→ **WRITTEN REQUEST**
Gather every line of the entries that includes the word "this".

[Plotting code records]
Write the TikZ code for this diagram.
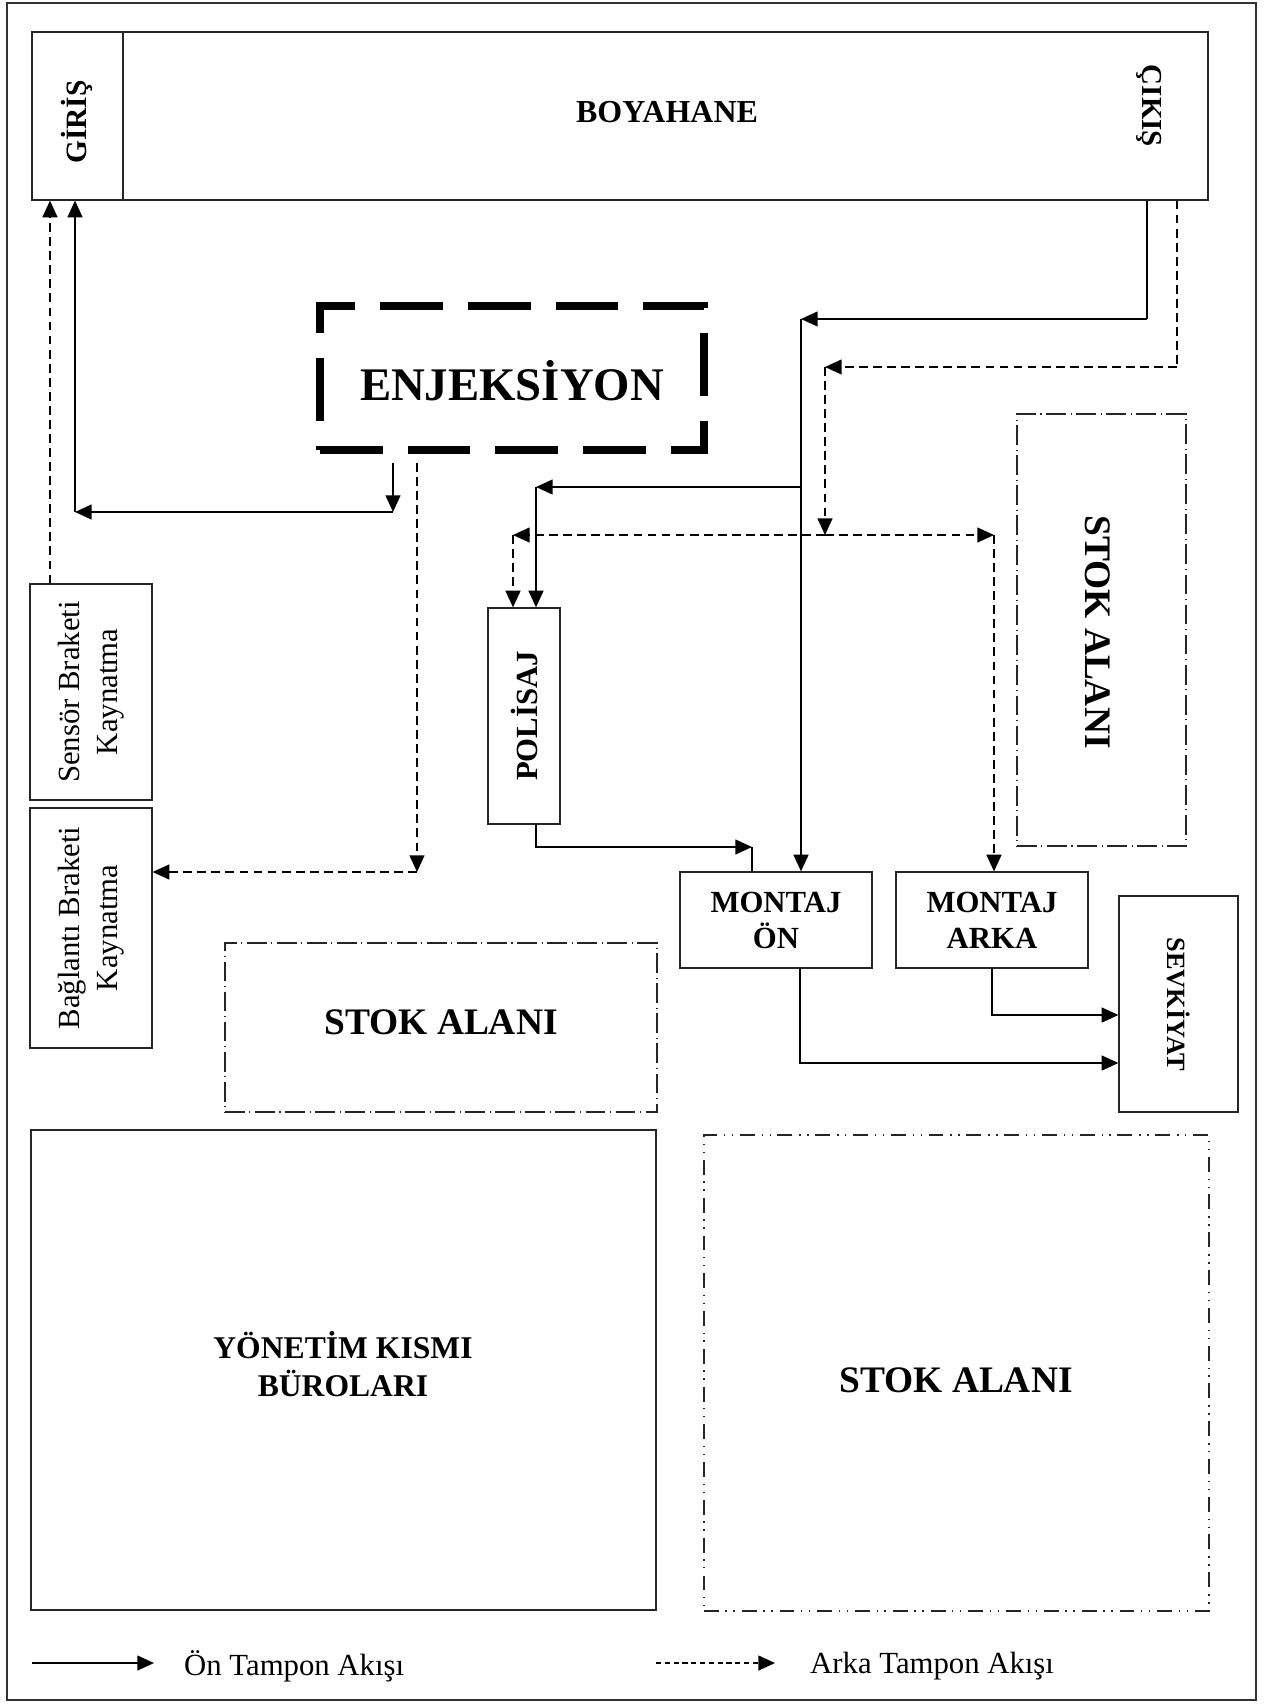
\documentclass[tikz,border=0pt]{standalone}
\usepackage{fontspec}
\setmainfont{Liberation Serif}
\usepackage{tikz}
\usetikzlibrary{arrows.meta, positioning, fit}

\begin{document}
\begin{tikzpicture}[x=0.02cm, y=-0.02cm,
    kutu/.style={draw=black!85, line width=0.7pt, inner sep=0pt},
    enjkutu/.style={draw, line width=4pt, inner sep=0pt, dash pattern=on 35.7pt off 14.2pt},
    stok/.style={draw=black!85, line width=0.8pt, inner sep=0pt, dash pattern=on 11.3pt off 2.6pt on 0.6pt off 2.6pt},
    stokb/.style={draw=black!85, line width=1pt, inner sep=0pt, dash pattern=on 8.5pt off 3.7pt on 0.8pt off 3.7pt on 0.8pt off 4pt},
    hat/.style={line width=0.9pt},
    onflow/.style={hat, -{Triangle[length=9.5pt,width=8.5pt]}},
    arflow/.style={onflow, dash pattern=on 5pt off 3pt},
    yazi/.style={font=\fontsize{17.5}{21.5}\selectfont},
    kalin/.style={font=\fontsize{17.5}{20.5}\selectfont\bfseries},
    stokyazi/.style={font=\fontsize{21.3}{25}\selectfont\bfseries}
]
\useasboundingbox (0,0) rectangle (1271,1704);

% Cerceve
\draw[black!80, line width=0.8pt] (7,3) rectangle (1256,1700);

% Boyahane
\node[kutu, fit={(32,32) (1208,200)}] (boy) {};
\node[kutu, fit={(32,32) (123,200)}] (giris) {};
\node[kalin, font=\fontsize{16.8}{19}\selectfont\bfseries, rotate=90] (girisT) at (77,122) {GİRİŞ};
\node[kalin, font=\fontsize{16.5}{19}\selectfont\bfseries, rotate=-90] (cikisT) at (1149,106) {ÇIKIŞ};
\node[kalin, font=\fontsize{18.2}{21}\selectfont\bfseries] (boyT) at (667,112) {BOYAHANE};

% Enjeksiyon
\node[enjkutu, fit={(320,306) (704,450)}] (enj) {};
\node[font=\fontsize{26.6}{30}\selectfont\bfseries] (enjT) at (512,381) {ENJEKSİYON};

% Kaynatma kutulari
\node[kutu, fit={(30,584) (152,800)}] (sensor) {};
\node[yazi, rotate=90, align=center] (sensorT) at (sensor.center) {Sensör Braketi\\Kaynatma};
\node[kutu, fit={(30,808) (152,1048)}] (bag) {};
\node[yazi, rotate=90, align=center] (bagT) at (bag.center) {Bağlantı Braketi\\Kaynatma};

% Polisaj ve montaj
\node[kutu, fit={(488,608) (560,824)}] (pol) {};
\node[kalin, rotate=90] (polT) at (pol.center) {POLİSAJ};
\node[kutu, fit={(680,872) (872,968)}] (mon) {};
\node[kalin, align=center] (monT) at (mon.center) {MONTAJ\\ÖN};
\node[kutu, fit={(896,872) (1088,968)}] (mar) {};
\node[kalin, align=center] (marT) at (mar.center) {MONTAJ\\ARKA};
\node[kutu, fit={(1119,896) (1238,1112)}] (sev) {};
\node[kalin, font=\fontsize{15}{18}\selectfont\bfseries, rotate=-90] (sevT) at (sev.center) {SEVKİYAT};

% Stok alanlari
\node[stok, fit={(1017,414) (1186,846)}] (stokR) {};
\node[stokyazi, rotate=-90] (stokRT) at (1098,632) {STOK ALANI};
\node[stok, fit={(225,943) (657,1112)}] (stokM) {};
\node[stokyazi] (stokMT) at (441,1022) {STOK ALANI};
\node[stokb, fit={(704,1135) (1209,1611)}] (stokB) {};
\node[stokyazi] (stokBT) at (956,1380) {STOK ALANI};

% Yonetim
\node[kutu, fit={(31,1130) (656,1610)}] (yon) {};
\node[kalin, font=\fontsize{18}{21.5}\selectfont\bfseries, align=center] (yonT) at (343,1364) {YÖNETİM KISMI\\BÜROLARI};

% Kirilma noktalari
\coordinate (enjA) at (393,463);
\coordinate (enjB) at (417,463);
\coordinate (dA) at (393,512);
\coordinate (dB) at (75,512);
\coordinate (gD) at (50,400);
\coordinate (bA) at (417,872);
\coordinate (cA) at (1147,319);
\coordinate (cB) at (801,319);
\coordinate (cC) at (801,487);
\coordinate (cD) at (536,487);
\coordinate (kA) at (1177,367);
\coordinate (kB) at (825,367);
\coordinate (kC) at (825,535);
\coordinate (kD) at (513,535);
\coordinate (kE) at (994,535);
\coordinate (pB) at (752,847);
\coordinate (oA) at (800,1063);
\coordinate (rA) at (992,1015);

% Enjeksiyon cikislari
\draw[onflow] (enjA) -- (dA);
\draw[onflow] (dA) -- (dB);
\draw[onflow] (dB) -- (dB |- boy.south);
\draw[arflow] (gD |- sensor.north) -- (gD |- boy.south);
\draw[arflow] (enjB) -- (bA);
\draw[arflow] (bA) -- (bA -| bag.east);

% On tampon
\draw[hat] (cA |- boy.south) -- (cA);
\draw[onflow] (cA) -- (cB);
\draw[onflow] (cB) -- (cB |- mon.north);
\draw[onflow] (cC) -- (cD);
\draw[onflow] (cD) -- (cD |- pol.north);
\draw[onflow] (cD |- pol.south) |- (pB);
\draw[hat, line width=0.6pt] (pB) -- (pB |- mon.north);

% Arka tampon
\draw[hat, dash pattern=on 5pt off 3pt] (kA |- boy.south) -- (kA);
\draw[arflow] (kA) -- (kB);
\draw[arflow] (kB) -- (kC);
\draw[arflow] (kC) -- (kD);
\draw[arflow] (kC) -- (kE);
\draw[arflow] (kD) -- (kD |- pol.north);
\draw[arflow] (kE) -- (kE |- mar.north);

% Sevkiyat
\draw[onflow] (oA |- mon.south) |- (oA -| sev.west);
\draw[onflow] (rA |- mar.south) |- (rA -| sev.west);

% Lejant
\coordinate (lA) at (32,1663);
\coordinate (lB) at (154,1663);
\coordinate (lC) at (656,1663);
\coordinate (lD) at (775,1663);
\draw[onflow] (lA) -- (lB);
\node[yazi, anchor=west] (lon) at (178,1666) {Ön Tampon Akışı};
\draw[arflow, dash pattern=on 3pt off 2pt] (lC) -- (lD);
\node[yazi, anchor=west] (lark) at (804,1666) {Arka Tampon Akışı};
\end{tikzpicture}
\end{document}
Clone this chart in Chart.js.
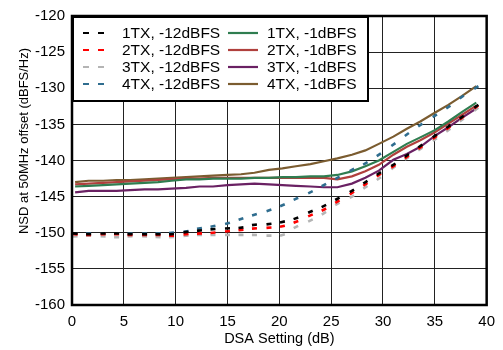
<!DOCTYPE html>
<html>
<head>
<meta charset="utf-8">
<script src="https://cdn.jsdelivr.net/npm/chart.js@4"></script>
<style>
  body { margin: 0; background: #fff; }
  #wrap { width: 503px; height: 350px; position: relative; }
</style>
</head>
<body>
<div id="wrap"><canvas id="nsdChart"></canvas></div>
<script>
// DSA setting (dB) for each measured point
const dsa = [0.3, 1.6, 3.0, 4.3, 5.6, 7.0, 8.3, 9.6, 11.0, 12.3, 13.6, 15.0, 16.3, 17.6, 19.0,
  20.3, 21.6, 23.0, 24.3, 25.6, 27.0, 28.3, 29.6, 31.0, 32.3, 33.6, 35.0, 36.3, 37.6, 39.0];

// NSD (dBFS/Hz), -12dBFS input
const tx1Low = [-150.1, -150.2, -150.1, -150.1, -150.2, -150.2, -150.2, -150.2, -149.9, -149.7,
  -149.5, -149.4, -149.3, -148.9, -148.8, -148.5, -148.0, -147.1, -146.3, -145.3,
  -144.2, -143.0, -141.8, -140.6, -139.3, -138.0, -136.6, -135.3, -134.0, -132.5];
const tx2Low = [-150.2, -150.3, -150.2, -150.2, -150.3, -150.3, -150.3, -150.4, -150.2, -150.1,
  -150.0, -149.8, -149.6, -149.4, -149.3, -149.1, -148.5, -147.6, -146.8, -145.7,
  -144.5, -143.3, -142.0, -140.8, -139.5, -138.2, -136.8, -135.5, -134.1, -132.6];
const tx3Low = [-150.5, -150.4, -150.5, -150.6, -150.5, -150.5, -150.6, -150.6, -150.4, -150.3,
  -150.3, -150.3, -150.3, -150.3, -150.4, -150.3, -149.2, -148.3, -147.3, -146.0,
  -145.0, -143.7, -142.5, -141.0, -139.7, -138.4, -137.1, -135.8, -134.4, -132.9];
const tx4Low = [-150.1, -150.1, -150.1, -150.1, -150.1, -150.1, -150.1, -150.0, -149.8, -149.4,
  -149.1, -148.7, -148.1, -147.5, -146.9, -146.2, -145.3, -144.4, -143.4, -142.4,
  -141.3, -140.4, -139.2, -137.8, -136.4, -135.1, -133.8, -132.6, -131.2, -129.9];

// NSD (dBFS/Hz), -1dBFS input
const tx1High = [-143.6, -143.5, -143.4, -143.3, -143.2, -143.1, -143.0, -142.8, -142.6, -142.6,
  -142.5, -142.5, -142.5, -142.4, -142.4, -142.3, -142.3, -142.2, -142.2, -142.0,
  -141.5, -140.8, -140.0, -138.8, -137.7, -136.8, -135.8, -134.6, -133.3, -132.0];
const tx2High = [-143.3, -143.2, -143.1, -143.0, -142.9, -142.8, -142.7, -142.6, -142.5, -142.5,
  -142.4, -142.4, -142.4, -142.4, -142.4, -142.4, -142.4, -142.4, -142.4, -142.6,
  -142.2, -141.5, -140.6, -139.2, -138.1, -137.2, -136.1, -134.9, -133.7, -132.4];
const tx3High = [-144.4, -144.2, -144.2, -144.2, -144.1, -144.0, -144.0, -143.9, -143.8, -143.6,
  -143.6, -143.4, -143.3, -143.2, -143.3, -143.4, -143.5, -143.6, -143.7, -143.7,
  -143.2, -142.4, -141.4, -139.9, -139.1, -138.1, -136.6, -135.4, -134.1, -132.8];
const tx4High = [-143.0, -142.8, -142.8, -142.7, -142.7, -142.6, -142.5, -142.4, -142.3, -142.2,
  -142.1, -142.0, -141.9, -141.7, -141.3, -141.1, -140.8, -140.5, -140.1, -139.7,
  -139.2, -138.6, -137.7, -136.7, -135.6, -134.6, -133.4, -132.3, -131.1, -129.7];

const xTicks = [0, 5, 10, 15, 20, 25, 30, 35, 40];
const yTicks = [-160, -155, -150, -145, -140, -135, -130, -125, -120];

const FONT = "'Liberation Sans', Arial, sans-serif";

function pts(vals) {
  return vals.map((v, i) => ({ x: dsa[i], y: v }));
}

// tilt each dash marker along the curve
function dashAngle(ctx) {
  const chart = ctx.chart;
  if (!chart.scales || !chart.scales.x) return 0;
  const d = chart.data.datasets[ctx.datasetIndex].data;
  const i = ctx.dataIndex;
  const a = d[Math.max(i - 1, 0)], b = d[Math.min(i + 1, d.length - 1)];
  const dx = chart.scales.x.getPixelForValue(b.x) - chart.scales.x.getPixelForValue(a.x);
  const dy = chart.scales.y.getPixelForValue(b.y) - chart.scales.y.getPixelForValue(a.y);
  return Math.atan2(dy, dx) * 180 / Math.PI;
}

function dashed(label, vals, color) {
  return {
    label, data: pts(vals),
    borderColor: color, backgroundColor: color,
    showLine: false, pointStyle: "line", pointRadius: 2.5,
    pointBorderWidth: 2.6, pointRotation: dashAngle, pointHoverRadius: 2.5
  };
}

function solid(label, vals, color) {
  return {
    label, data: pts(vals),
    borderColor: color, backgroundColor: color,
    borderWidth: 2.2, pointRadius: 0, tension: 0
  };
}

const datasets = [
  dashed("1TX, -12dBFS", tx1Low, "#000000"),
  dashed("2TX, -12dBFS", tx2Low, "#ff0000"),
  dashed("3TX, -12dBFS", tx3Low, "#b4b4b4"),
  dashed("4TX, -12dBFS", tx4Low, "#2f6d8f"),
  solid("1TX, -1dBFS", tx1High, "#2f7d50"),
  solid("2TX, -1dBFS", tx2High, "#b0403d"),
  solid("3TX, -1dBFS", tx3High, "#6a2163"),
  solid("4TX, -1dBFS", tx4High, "#7b5c30")
];

// frame, legend box and axis titles
const decor = {
  id: "decor",
  afterDraw(chart) {
    const c = chart.ctx, a = chart.chartArea;
    c.save();

    // legend
    const lx = a.left, ly = a.top, lw = 296, lh = 85;
    c.fillStyle = "#fff";
    c.fillRect(lx, ly, lw, lh);
    c.strokeStyle = "#000";
    c.lineWidth = 2;
    c.strokeRect(lx + 1, ly + 1, lw - 1, lh - 1);

    c.font = "15.5px " + FONT;
    c.textBaseline = "middle";
    c.textAlign = "left";
    chart.data.datasets.forEach((ds, i) => {
      const col = i < 4 ? 0 : 1;
      const row = i % 4;
      const y = ly + 17 + row * 17;
      c.strokeStyle = ds.borderColor;
      c.lineWidth = 2.2;
      c.beginPath();
      if (col === 0) {
        c.moveTo(lx + 11, y); c.lineTo(lx + 17, y);
        c.moveTo(lx + 26, y); c.lineTo(lx + 32, y);
      } else {
        c.moveTo(lx + 156, y); c.lineTo(lx + 186, y);
      }
      c.stroke();
      c.fillStyle = "#000";
      c.fillText(ds.label, lx + (col === 0 ? 50 : 195), y + 1);
    });

    // plot frame
    c.strokeStyle = "#000";
    c.lineWidth = 2.5;
    c.strokeRect(a.left, a.top, a.right - a.left, a.bottom - a.top);

    // axis titles
    c.fillStyle = "#000";
    c.font = "14.5px " + FONT;
    c.textAlign = "center";
    c.textBaseline = "middle";
    c.fillText("DSA Setting (dB)", (a.left + a.right) / 2, 339);
    c.translate(24, 141);
    c.rotate(-Math.PI / 2);
    c.font = "13px " + FONT;
    c.fillText("NSD at 50MHz offset (dBFS/Hz)", 0, 0);
    c.restore();
  }
};

new Chart(document.getElementById("nsdChart"), {
  type: "line",
  data: { datasets },
  plugins: [decor],
  options: {
    responsive: true,
    maintainAspectRatio: false,
    animation: false,
    events: [],
    layout: { padding: { top: 14, right: 6, left: 0, bottom: 0 } },
    plugins: { legend: { display: false }, tooltip: { enabled: false } },
    scales: {
      x: {
        type: "linear",
        min: xTicks[0], max: xTicks[xTicks.length - 1],
        afterFit: s => { s.height = 45; },
        afterBuildTicks: s => { s.ticks = xTicks.map(v => ({ value: v })); },
        ticks: { color: "#000", font: { family: FONT, size: 15 }, padding: 8, maxRotation: 0 },
        grid: { color: "#222", lineWidth: 1, drawTicks: false },
        border: { display: false }
      },
      y: {
        type: "linear",
        min: yTicks[0], max: yTicks[yTicks.length - 1],
        afterFit: s => { s.width = 72; },
        afterBuildTicks: s => { s.ticks = yTicks.map(v => ({ value: v })); },
        ticks: { color: "#000", font: { family: FONT, size: 15 }, padding: 7 },
        grid: { color: "#222", lineWidth: 1, drawTicks: false },
        border: { display: false }
      }
    }
  }
});
</script>
</body>
</html>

→ **THE ANSWER**
Write the TikZ code for this diagram.
Clone this chart in Chart.js.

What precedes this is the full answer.